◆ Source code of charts
'''

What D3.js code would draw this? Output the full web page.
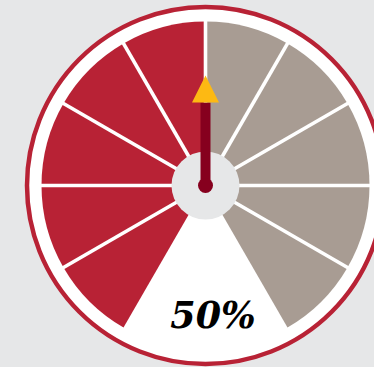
<!DOCTYPE html>
<html>
<head>
<meta charset="utf-8">
<script src="https://cdn.jsdelivr.net/npm/d3@7"></script>
<style>
  html, body { margin: 0; padding: 0; background: #e6e7e8; }
  svg { display: block; }
</style>
</head>
<body>
<svg id="gauge" width="374" height="367"></svg>
<script>
// Gauge data
const segmentEdges = [0, 10, 20, 30, 40, 50, 60, 70, 80, 90, 100];
const gaugeValue = 50;
const valueLabel = "50%";

const W = 374, H = 367;
const cx = 205.5, cy = 185.5;
const ringR = 178.5, segR = 164, hubR = 34;

const svg = d3.select("#gauge");
const g = svg.append("g").attr("transform", `translate(${cx},${cy})`);

// Value -> angle (radians, 0 = up, clockwise), 300° sweep leaving the bottom open
const angle = d3.scaleLinear().domain([0, 100]).range([-150 * Math.PI / 180, 150 * Math.PI / 180]);

// Outer dial face with ring
g.append("circle")
  .attr("r", ringR)
  .attr("fill", "#ffffff")
  .attr("stroke", "#b82235")
  .attr("stroke-width", 4.5);

// Segments: filled up to the value in red, remainder in grey
const segments = d3.pairs(segmentEdges).map(([a, b]) => ({ a, b }));
const arc = d3.arc().innerRadius(0).outerRadius(segR);
g.selectAll("path.seg")
  .data(segments)
  .join("path")
  .attr("class", "seg")
  .attr("d", d => arc({ startAngle: angle(d.a), endAngle: angle(d.b) }))
  .attr("fill", d => d.b <= gaugeValue ? "#b82235" : "#a89c93");

// White separators between segments
g.selectAll("line.sep")
  .data(segmentEdges.slice(1, -1))
  .join("line")
  .attr("class", "sep")
  .attr("x1", 0).attr("y1", 0)
  .attr("x2", d => Math.sin(angle(d)) * (segR + 3))
  .attr("y2", d => -Math.cos(angle(d)) * (segR + 3))
  .attr("stroke", "#ffffff")
  .attr("stroke-width", 3.6);

// Hub
g.append("circle").attr("r", hubR).attr("fill", "#e6e7e8");

// Needle
const a = angle(gaugeValue);
const shaftLen = 83, tipLen = 110, headHalf = 13.5;
const ux = Math.sin(a), uy = -Math.cos(a);
const px = Math.cos(a), py = Math.sin(a);
g.append("line")
  .attr("x1", 0).attr("y1", 0)
  .attr("x2", ux * shaftLen).attr("y2", uy * shaftLen)
  .attr("stroke", "#86001e")
  .attr("stroke-width", 10);
g.append("circle").attr("r", 7.5).attr("fill", "#86001e");
g.append("path")
  .attr("d", d3.line()([
    [ux * tipLen, uy * tipLen],
    [ux * shaftLen + px * headHalf, uy * shaftLen + py * headHalf],
    [ux * shaftLen - px * headHalf, uy * shaftLen - py * headHalf]
  ]) + "Z")
  .attr("fill", "#fdb913");

// Value label
g.append("text")
  .attr("x", 7.5)
  .attr("y", 142.5)
  .attr("text-anchor", "middle")
  .attr("font-family", "'DejaVu Serif', serif")
  .attr("font-weight", "bold")
  .attr("font-style", "italic")
  .attr("font-size", 36.5)
  .attr("fill", "#000000")
  .text(valueLabel);
</script>
</body>
</html>
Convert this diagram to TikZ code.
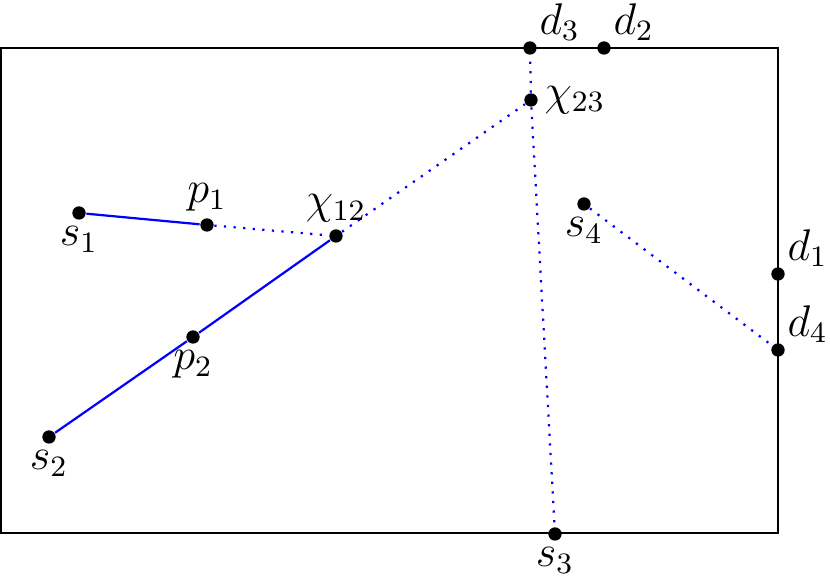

'''

◆ To do
Make a list of all lines in the data that contain "this".

◆ Problem solution
What D3.js code would draw this? Output the full web page.
Convert this diagram to TikZ code.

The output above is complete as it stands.